> Exercise: Take the lines from the top down to and including the one with "import seaborn as sns" and repeat them exactly. Omit images.
== Supplied information
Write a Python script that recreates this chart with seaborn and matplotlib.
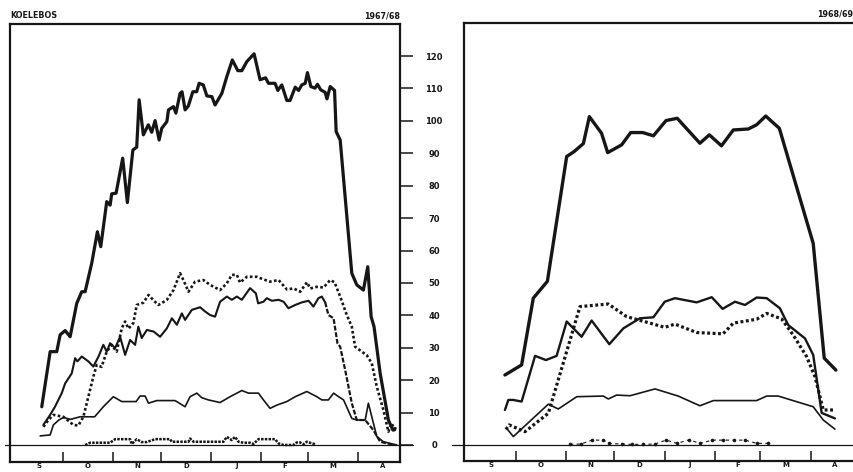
import numpy as np
import pandas as pd
import matplotlib
matplotlib.use("Agg")
import matplotlib.pyplot as plt
import seaborn as sns

# ---------------- data (x = days since 1 September) ----------------
MONTHS = ["S", "O", "N", "D", "J", "F", "M", "A"]
YTICKS = [0, 10, 20, 30, 40, 50, 60, 70, 80, 90, 100, 110, 120]
YTICK_LABELS = ["0", "10", "20", "30", "40", "50", "60", "70", "80", "90", "100", "110", "120"]
MONTH_STARTS_6768 = [30, 61, 91, 122, 153, 182, 213]
MONTH_MIDS_6768 = [15, 45.5, 76, 106.5, 137.5, 167.5, 197.5, 228]
MONTH_STARTS_6869 = [30, 61, 91, 122, 153, 181, 212]
MONTH_MIDS_6869 = [15, 45.5, 76, 106.5, 137.5, 167, 196.5, 227]

# 1967/68 (left panel)
l_thick_x = [16.8, 22, 26.1, 28.2, 31.3, 34.4, 38.5, 41.6, 43.7, 47.8, 51.3, 53.4, 57.1, 59.2, 60.2,
             62.9, 67, 69.9, 73.3, 75.7, 77.2, 79.8, 82.9, 85, 87.1, 89.6, 91.2, 94.4, 95.4, 98.5,
             100, 102.6, 103.8, 105.7, 107.7, 110.5, 112.9, 114.4, 117, 119.2, 122.3, 124.3, 128.5,
             131.6, 135, 138.4, 140.9, 144, 148.5, 152.2, 155.6, 157.4, 161.5, 163.2, 165.7, 168.8,
             170.8, 174, 176.1, 178.1, 180.2, 181.6, 183.7, 186.3, 187.8, 189.8, 192.6, 193.7, 195.7,
             198.4, 199.4, 201.9, 209.1, 212.2, 216.3, 219, 221.1, 222.9, 226.7, 229.8, 231.8, 234.6, 236]
l_thick_y = [11.8, 28.8, 28.8, 34, 35.3, 33.4, 43.7, 47.3, 47.3, 56.1, 65.8, 61.2, 75.1, 74, 77.5,
             77.7, 88.5, 74.8, 91, 91.9, 106.5, 95.7, 98.8, 96.5, 100.1, 94.1, 97.7, 99.8, 103.4, 104.4,
             102.4, 108.5, 109, 103.4, 104.6, 109, 109, 111.6, 111.1, 107.7, 107.5, 104.9, 108.5,
             113.7, 118.8, 115.5, 115.5, 118.3, 120.7, 112.7, 113.3, 111.6, 111.6, 109.4, 111.1, 106.3,
             106.3, 110.4, 109.4, 111.1, 111.6, 114.9, 110.6, 110.1, 111.3, 109.6, 108.8, 106.8, 110.6,
             109.4, 96.7, 94.1, 53, 49.4, 47.8, 55, 39.6, 36.5, 22.1, 13.4, 7.7, 4.6, 5.1]

l_dot_x = [17.8, 20.9, 24, 30.2, 36.4, 39.5, 42.6, 45.7, 48.8, 50.9, 53.9, 57.1, 60.2, 63.3, 66.4,
           68.5, 70.6, 73.6, 75.7, 79.8, 83, 86, 89.1, 94.3, 98.5, 102.6, 105, 107.8, 111.9, 117.1,
           121.2, 127.4, 131.6, 134.7, 137.8, 139.8, 144, 150.2, 154.3, 158.5, 163.7, 168.8, 173,
           177.1, 181.3, 183.3, 187.5, 191.6, 195.7, 198.4, 201.9, 206, 209.1, 211.2, 215.3, 218.4,
           221.5, 224.6, 228.7, 231.8, 233.9, 236.4]
l_dot_y = [5.6, 7.7, 9.3, 8.7, 6.2, 6, 8.7, 14.9, 21.1, 24.7, 24.1, 28.8, 30.9, 28.8, 36,
           38.1, 35.9, 37.6, 43.2, 43.9, 46.3, 44.7, 43.2, 44.7, 47.8, 53, 50.5, 47.3, 50.4, 50.9,
           49.4, 47.8, 49.9, 52.5, 52.5, 50.1, 51.9, 51.9, 51.1, 50.4, 50.9, 48, 48.3,
           47.3, 50.2, 48.3, 48.8, 48.6, 50.9, 50.2, 45.8, 40.1, 36.5, 30.3, 28.8, 27.7,
           25.2, 18, 10.8, 4.1, 6.7, 3.6]

l_mid_x = [17.8, 22, 25, 29.2, 31.3, 35.4, 37.5, 38.9, 41.6, 45.7, 48.8, 52, 55, 57.1, 59.2, 62.3,
           65.4, 68.5, 71.6, 74.7, 76.7, 78.8, 82, 86.2, 90.2, 94.4, 97.5, 100.6, 103.7, 105.7,
           109.9, 115, 118.1, 121.2, 124.3, 127.4, 131.6, 134.7, 137.8, 140.9, 146, 149.6, 151,
           154.3, 156.4, 159.5, 163.7, 166.8, 169.8, 174, 178.1, 182.3, 185.3, 188.4, 190.5, 192.6,
           194.6, 197.8, 200.2, 201.9, 205, 209.1, 212.2, 217.4, 222.5, 226.7, 230.9, 236]
l_mid_y = [6.2, 9.3, 11.8, 16, 19, 22.1, 26.8, 25.8, 27.3, 25.8, 24.2, 27.3, 30.9, 28.8, 31.4, 29.9,
           33.4, 27.8, 32.4, 30.9, 36.5, 33, 35.5, 35, 33.4, 36, 39.1, 37.1, 40.6, 38.6,
           41.7, 42.5, 41.2, 40.1, 39.6, 44.2, 45.8, 44.8, 45.8, 44.8, 48.4, 46.8, 43.7,
           44.2, 45.3, 44.5, 44.8, 44.2, 42.2, 43.2, 44, 44.5, 42.7, 45.3, 45.8, 44,
           40.1, 39.1, 31.4, 30.3, 23.1, 12.9, 7.7, 7.7, 4.6, 1, 0.5, 0]

l_thin_x = [15.8, 22, 24, 27.4, 30.2, 34.6, 40.6, 49.6, 55, 61.2, 66.4, 75.3, 77.8, 80.9, 83, 88.1,
            99.5, 105.7, 108.8, 113, 116, 120.2, 127.4, 133.6, 140.9, 145, 151.2, 154.3, 158.4,
            162.6, 168.8, 174, 181.2, 187.4, 190.5, 194.6, 197.8, 200.9, 204, 209.1, 212.2, 217.4,
            219.4, 221.5, 224.6, 228.7, 232.8, 237]
l_thin_y = [2.8, 3.1, 6.2, 7.7, 8.5, 7.9, 8.7, 8.7, 11.8, 14.9, 13.4, 13.4, 15.1, 15.1, 12.9, 13.7,
            13.7, 11.8, 14.9, 16, 14.6, 13.9, 13.1, 14.9, 16.8, 16, 16, 13.9, 11.3,
            12.3, 13.4, 14.9, 16.5, 14.9, 13.9, 13.9, 16, 14.9, 13.9, 8.2, 7.7, 7.7,
            12.9, 8.7, 2.6, 1, 0.5, 0]

l_low_x = [43.7, 46.8, 53, 59.2, 62.3, 71.6, 72.6, 75.7, 78.8, 81.9, 87.1, 96.4, 97.4, 107.8, 108.8,
           110.9, 129.5, 131.6, 134.6, 136.7, 138.8, 141.9, 146, 148.1, 151.2, 161.5, 163.6, 166.7,
           172.9, 175, 177, 179.1, 181.2, 186.4]
l_low_y = [0, 0.7, 0.7, 0.7, 1.8, 1.8, 0.3, 1.8, 0.9, 0.9, 1.8, 1.8, 1.0, 1.0, 2.0,
           1.0, 1.0, 2.5, 1.5, 2.5, 1.0, 0.7, 0.7, 0.3, 1.8, 1.8, 0.5, 0,
           0, 0.8, 0.8, 0.2, 1.0, 0.2]

# 1968/69 (right panel)
r_thick_x = [23.4, 33.7, 40.9, 46.1, 49.6, 61.5, 66, 71.8, 75.5, 83, 86.8, 95.4, 101, 108.4, 115,
             122.8, 129.7, 143.7, 149.5, 157, 164.3, 173.6, 178.7, 184.3, 192.7, 213.6, 220.4, 227.6]
r_thick_y = [21.6, 24.7, 45.3, 48.4, 50.5, 89, 90.5, 93, 101.3, 96.2, 90.2, 92.6, 96.4, 96.4, 95.4,
             100.1, 100.8, 93.1, 95.7, 92.3, 97.2, 97.5, 98.8, 101.5, 97.7, 62.2, 26.8, 23.1]

r_mid_x = [23.4, 25.5, 28.5, 33.7, 42, 48.7, 55.3, 61.5, 70.7, 76.9, 87.8, 96.5, 106.7, 115, 122,
           128.3, 141.7, 151, 157.7, 165.3, 171.5, 178.7, 184.9, 193, 198.2, 208.5, 213.6, 218.8, 227]
r_mid_y = [10.8, 13.9, 13.9, 13.4, 27.5, 26.2, 27.5, 38.1, 33.4, 38.4, 31.1, 36, 39.1, 39.4, 44.2,
           45.3, 44, 45.6, 42, 44.2, 43.2, 45.5, 45.3, 42.2, 37, 32.9, 27.8, 9.9, 8.2]

r_dot_x = [24, 26, 35.8, 50.2, 69.7, 87.2, 98.5, 112.9, 122, 128.3, 141.7, 158, 164.3, 178.7,
           184.9, 194.1, 201.3, 209.5, 214.7, 219.8, 227]
r_dot_y = [4.8, 6.2, 4.1, 9.8, 42.7, 43.5, 39.6, 37.6, 36.3, 37.3, 34.7, 34.3, 37.6, 38.8,
           40.6, 38.9, 33.9, 27.3, 21.1, 10.8, 10.8]

r_thin_x = [24.5, 28.6, 50.2, 56.3, 67.7, 84.1, 87.2, 92.3, 100.6, 116, 130.3, 143.7, 152, 178.7,
            184.9, 192, 213.6, 219.8, 227]
r_thin_y = [5.1, 2.6, 12.6, 11.1, 14.9, 15.1, 14.2, 15.4, 15.2, 17.3, 15.1, 12.1, 13.7, 13.7,
            15.1, 15.1, 11.8, 7.7, 4.9]

r_low_x = [63.5, 70.1, 77.3, 84.1, 87.8, 95.4, 101.6, 108.8, 116, 122.8, 129.7, 137.1, 143.7,
           151.3, 158.1, 164.7, 171.5, 178.7, 185.9]
r_low_y = [0.2, 0.3, 1.5, 1.5, 0.5, 0.3, 0.2, 0.2, 0.3, 1.5, 0.5, 1.6, 0.5,
           1.5, 1.5, 1.5, 1.5, 0.5, 0.5]

MID_DASH_FROM = 192.6  # left medium series drawn dashed from here on

# ---------------- styling ----------------
sns.set_theme(style="white")
plt.rcParams["font.family"] = ["DejaVu Sans"]
INK = "#161616"

fig = plt.figure(figsize=(8.54, 4.72), dpi=100)
fig.patch.set_facecolor("white")
axL = fig.add_axes([10 / 854, 10 / 472, 390 / 854, 438 / 472])
axR = fig.add_axes([464 / 854, 11 / 472, 392 / 854, 438 / 472])


def draw(ax, x, y, lw, ls="-", **kw):
    sns.lineplot(x=np.asarray(x, float), y=np.asarray(y, float), ax=ax, color=INK,
                 linewidth=lw, linestyle=ls, estimator=None, sort=False,
                 legend=False, **kw)


DOT = (0, (1.0, 0.9))

# left panel
draw(axL, l_thick_x, l_thick_y, 2.3)
draw(axL, l_dot_x, l_dot_y, 1.9, DOT)
mx = np.asarray(l_mid_x)
my = np.asarray(l_mid_y)
sel1 = mx <= MID_DASH_FROM
sel2 = mx >= MID_DASH_FROM
draw(axL, mx[sel1], my[sel1], 1.5)
draw(axL, mx[sel2], my[sel2], 1.6, (0, (2.2, 0.8)))
draw(axL, l_thin_x, l_thin_y, 1.2)
draw(axL, l_low_x, l_low_y, 1.8, (0, (1.0, 0.5)))

# right panel
draw(axR, r_thick_x, r_thick_y, 2.4)
draw(axR, r_mid_x, r_mid_y, 1.7)
draw(axR, r_dot_x, r_dot_y, 2.3, (0, (0.9, 0.8)))
draw(axR, r_thin_x, r_thin_y, 1.2)
draw(axR, r_low_x, r_low_y, 0.8, (0, (3, 3)), marker="o", markersize=2.6,
     markeredgewidth=0)

axL.axhline(0, xmin=-0.013, xmax=1.033, clip_on=False, lw=0.9, color=INK)
axR.axhline(0, xmin=-0.031, xmax=1.0, clip_on=False, lw=0.9, color=INK)

for ax in (axL, axR):
    ax.set_facecolor("white")
    for s in ax.spines.values():
        s.set_linewidth(1.6)
        s.set_color(INK)
    ax.set_yticks(YTICKS)
    ax.set_xlabel("")
    ax.set_ylabel("")

axL.set_xlim(-2.9, 239)
axL.set_ylim(-5.25, 129.9)
axR.set_xlim(-1.85, 240)
axR.set_ylim(-4.94, 130.2)

# y ticks: left panel ticks on its right edge, labels sit between the panels
axL.yaxis.tick_right()
axL.tick_params(axis="y", which="major", direction="out", length=9, width=1.1,
                color=INK, labelright=False, labelleft=False)
axR.tick_params(axis="y", which="major", direction="out", length=8.5, width=1.1,
                color=INK, pad=13, labelsize=6, labelcolor=INK)
axR.set_yticklabels(YTICK_LABELS)
for t in axR.get_yticklabels():
    t.set_ha("center")
    t.set_fontweight("bold")

# x ticks: month boundaries inside, month letters centred
for ax, starts, mids in ((axL, MONTH_STARTS_6768, MONTH_MIDS_6768),
                         (axR, MONTH_STARTS_6869, MONTH_MIDS_6869)):
    ax.set_xticks(starts)
    ax.set_xticklabels([])
    ax.set_xticks(mids, minor=True)
    ax.set_xticklabels(MONTHS, minor=True, fontsize=5, fontweight="bold", color=INK)
    ax.tick_params(axis="x", which="major", direction="in", length=7, width=1.1,
                   color=INK, bottom=True)
    ax.tick_params(axis="x", which="minor", length=0, pad=0.8, bottom=True)

axL.text(0.0, 1.009, "KOELEBOS", transform=axL.transAxes, ha="left", va="bottom",
         fontsize=5.8, fontweight="bold", color=INK)
axL.text(1.0, 1.009, "1967/68", transform=axL.transAxes, ha="right", va="bottom",
         fontsize=5.8, fontweight="bold", color=INK)
axR.text(0.90, 1.011, "1968/69", transform=axR.transAxes, ha="left", va="bottom",
         fontsize=5.8, fontweight="bold", color=INK)

fig.savefig("out.png", dpi=100, facecolor="white")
====
> Finished task:
Write a Python script that recreates this chart with seaborn and matplotlib.
import numpy as np
import pandas as pd
import matplotlib
matplotlib.use("Agg")
import matplotlib.pyplot as plt
import seaborn as sns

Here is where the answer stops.